The Queen wasn't the most fashion-forward gal, I'll admit, but I always loved her color-coordinated ensembles. They suited her style. And who could forget those priceless handbags, with next to nothing in them? And her jewels. Oh, those jewels!
King Charles may not order beheadings, but I am still not sure if I'm not particularly keen on him. I can't figure out if that's because I'm comparing him to The Queen, who is incomparable, or because I am not particularly keen on him in general. He does come with a lot of baggage (Princess Diana, Camillagate), which doesn't help his likability. However, it's not as if we have any choice in the matter, so embrace him, we must.
Given my lack of excitement about Charles and Camilla, I was determined to focus more on the clothing and jewelry at The Coronation. You can never go wrong with that at a royal celebration. The outfits were marvelous, especially those hats! But I must say that Queen Camilla's necklace stole the show (in addition to the always adorable George, Charlotte, and Louis). As soon that necklace, I had to learn more about it.

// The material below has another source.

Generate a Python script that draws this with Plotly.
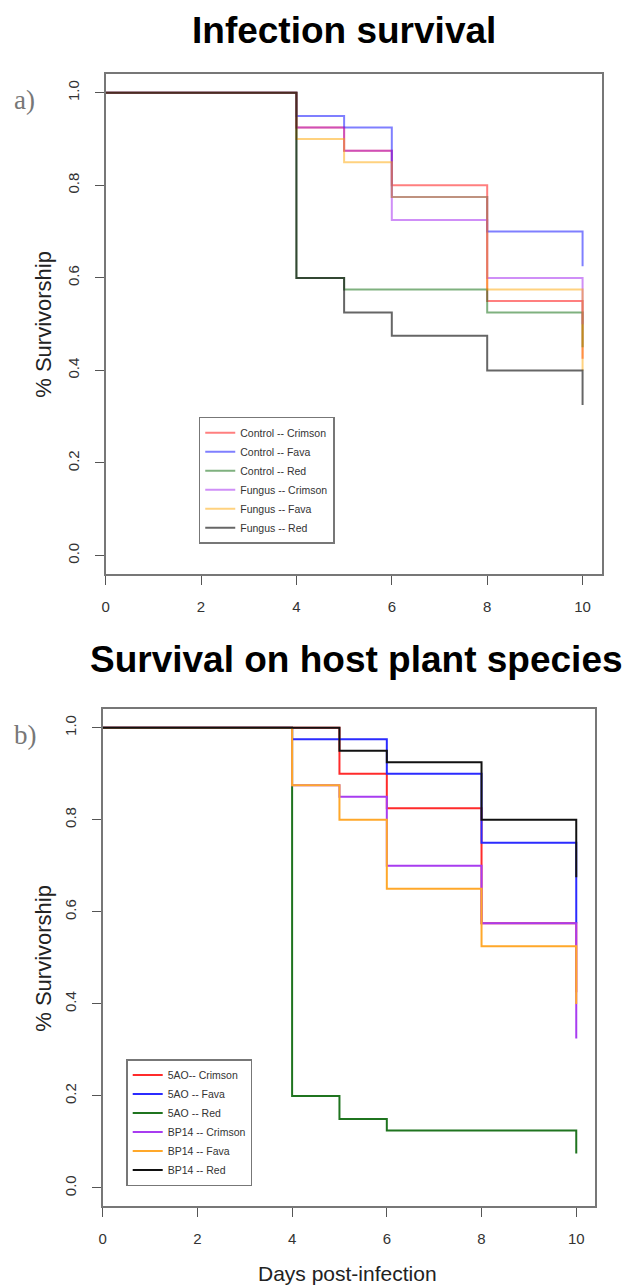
import plotly.graph_objects as go

# ---------------- data ----------------
days = [0, 4, 5, 6, 8, 10]

# Panel a) Infection survival
inf_names = ["Control -- Crimson", "Control -- Fava", "Control -- Red",
             "Fungus -- Crimson", "Fungus -- Fava", "Fungus -- Red"]
inf_control_crimson = [1.0, 0.925, 0.875, 0.800, 0.550, 0.425]
inf_control_fava = [1.0, 0.950, 0.925, 0.775, 0.700, 0.625]
inf_control_red = [1.0, 0.600, 0.575, 0.575, 0.525, 0.450]
inf_fungus_crimson = [1.0, 0.925, 0.875, 0.725, 0.600, 0.500]
inf_fungus_fava = [1.0, 0.900, 0.850, 0.775, 0.575, 0.400]
inf_fungus_red = [1.0, 0.600, 0.525, 0.475, 0.400, 0.325]

# Panel b) Survival on host plant species
host_names = ["5AO-- Crimson", "5AO -- Fava", "5AO -- Red",
              "BP14 -- Crimson", "BP14 -- Fava", "BP14 -- Red"]
host_5ao_crimson = [1.0, 1.000, 0.900, 0.825, 0.575, 0.425]
host_5ao_fava = [1.0, 0.975, 0.975, 0.900, 0.750, 0.575]
host_5ao_red = [1.0, 0.200, 0.150, 0.125, 0.125, 0.075]
host_bp14_crimson = [1.0, 0.875, 0.850, 0.700, 0.575, 0.325]
host_bp14_fava = [1.0, 0.875, 0.800, 0.650, 0.525, 0.400]
host_bp14_red = [1.0, 1.000, 0.950, 0.925, 0.800, 0.675]

x_ticks = [0, 2, 4, 6, 8, 10]
y_ticks = [0.0, 0.2, 0.4, 0.6, 0.8, 1.0]

# ---------------- styles ----------------
inf_colors = ["rgba(255,0,0,0.5)", "rgba(0,0,255,0.5)", "rgba(0,100,0,0.5)",
              "rgba(160,32,240,0.5)", "rgba(255,165,0,0.5)", "rgba(0,0,0,0.6)"]
host_colors = ["#ff2b2b", "#2b2bff", "#1f741f", "#a83cf0", "#ffa82a", "#111111"]

W, H = 626, 1285
FONT = "Liberation Sans, Arial, sans-serif"

fig = go.Figure()

inf_series = [inf_control_crimson, inf_control_fava, inf_control_red,
              inf_fungus_crimson, inf_fungus_fava, inf_fungus_red]
host_series = [host_5ao_crimson, host_5ao_fava, host_5ao_red,
               host_bp14_crimson, host_bp14_fava, host_bp14_red]

for name, vals, col in zip(inf_names, inf_series, inf_colors):
    fig.add_trace(go.Scatter(x=days, y=vals, name=name, mode="lines",
                             line=dict(color=col, width=2, shape="hv"),
                             xaxis="x", yaxis="y", legend="legend"))
for name, vals, col in zip(host_names, host_series, host_colors):
    fig.add_trace(go.Scatter(x=days, y=vals, name=name, mode="lines",
                             line=dict(color=col, width=2, shape="hv"),
                             xaxis="x2", yaxis="y2", legend="legend2"))


def px_dom_x(a, b):
    return [a / W, b / W]


def px_dom_y(top, bottom):
    return [1 - bottom / H, 1 - top / H]


axis_common = dict(showline=True, mirror=True, linecolor="#777", linewidth=1.5,
                   showgrid=False, zeroline=False, ticks="outside", ticklen=9,
                   tickwidth=1.3, tickcolor="#555",
                   tickfont=dict(family=FONT, size=15, color="#333"))

legend_common = dict(xanchor="left", yanchor="top", bgcolor="white",
                     bordercolor="#777", borderwidth=1.5,
                     font=dict(family=FONT, size=10.5, color="#333"),
                     itemwidth=30, tracegroupgap=0)

fig.update_layout(
    width=W, height=H, margin=dict(l=0, r=0, t=0, b=0),
    paper_bgcolor="white", plot_bgcolor="white",
    xaxis=dict(domain=px_dom_x(102.3, 601.5), range=[0, 10.4], tickvals=x_ticks,
               anchor="y", ticklabelstandoff=9, **axis_common),
    yaxis=dict(domain=px_dom_y(74.3, 574), range=[-0.04, 1.04], tickvals=y_ticks,
               tickformat=".1f", tickangle=-90, anchor="x", ticklabelstandoff=10,
               **axis_common),
    xaxis2=dict(domain=px_dom_x(99.3, 595), range=[0, 10.4], tickvals=x_ticks,
                anchor="y2", ticklabelstandoff=9, **axis_common),
    yaxis2=dict(domain=px_dom_y(709.3, 1206.4), range=[-0.04, 1.04], tickvals=y_ticks,
                tickformat=".1f", tickangle=-90, anchor="x2", ticklabelstandoff=10,
                **axis_common),
    legend=dict(x=196 / W, y=1 - 416.7 / H, **legend_common),
    legend2=dict(x=123 / W, y=1 - 1059 / H, **legend_common),
    showlegend=True,
)

annots = [
    dict(text="<b>Infection survival</b>", x=342 / W, y=1 - 30 / H,
         font=dict(family=FONT, size=37, color="black")),
    dict(text="<b>Survival on host plant species</b>", x=355 / W, y=1 - 660 / H,
         font=dict(family=FONT, size=37, color="black")),
    dict(text="% Survivorship", x=39 / W, y=1 - 324 / H, textangle=-90,
         font=dict(family=FONT, size=22, color="#222")),
    dict(text="% Survivorship", x=39 / W, y=1 - 958 / H, textangle=-90,
         font=dict(family=FONT, size=22, color="#222")),
    dict(text="Days post-infection", x=346 / W, y=1 - 1273 / H,
         font=dict(family=FONT, size=21, color="#222")),
    dict(text="a)", x=21 / W, y=1 - 100 / H,
         font=dict(family="Liberation Serif, Times New Roman, serif", size=27, color="#777")),
    dict(text="b)", x=22 / W, y=1 - 735 / H,
         font=dict(family="Liberation Serif, Times New Roman, serif", size=27, color="#777")),
]
for a in annots:
    fig.add_annotation(xref="paper", yref="paper", showarrow=False,
                       xanchor="center", yanchor="middle", **a)

fig.write_html("out.html")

Luckily I didn't have to go far to find out. I have a book I keep in a prominent place in my foyer called, The Queen's Jewels. It is a catalog, of sorts, of all The Queen's jewelry. It includes a history of each piece as well as photos of royal family members, going back to Queen Victoria, wearing the various pieces. It's fabulous!
It didn't take long for me to find the necklace and earrings in the book. Queen Victoria's Collet Necklace and Earrings. Otherwise known as the Coronation Necklace and Earrings. https://people.com/royals/queen-camilla-coronation-necklace-everything-to-know/ Since I had the book out, I took the opportunity to refresh myself on other jaw-dropping pieces in The Queen's Collection, which made for a nice way to spend an hour or so on a Saturday morning. Eventually, I had to put the book away (as well as the fantasies I have when paging through it, that I might somehow wear one of those pieces someday) and prepare breakfast for my clamoring clan.
Despite missing The Queen and finding Charles and Camilla a bit humdrum to watch, I decided to carry on with it and embrace the day. Since we like to celebrate everything at our house, we decided to make it a party. My friend Courtenay had sent me the recipe for Coronation Chicken earlier in the week, so we took it from there.
Our British-inspired meal, the guest's outfits, and Camilla's necklace and earring set were more interesting than Charles and Camilla themselves, but a nice day was still had by all, Charles will never be The Queen, but I've decided to give him a chance since his mother would undoubtedly have wanted it that way.
We set a festive British table for our celebration.
Everyone (including Granny, who is always in attendance at our celebrations) got their own whimsical placemat.
Catherine and Graham were instrumental in preparing the Coronation Chicken recipe, which was served at The Queen's Coronation Luncheon in 1953.
Although more of a luncheon menu, we chose to have our celebratory meal at dinnertime, including a proper pot of English tea to accompany our tea sandwiches (filled with Coronation Chicken) and warm pea soup.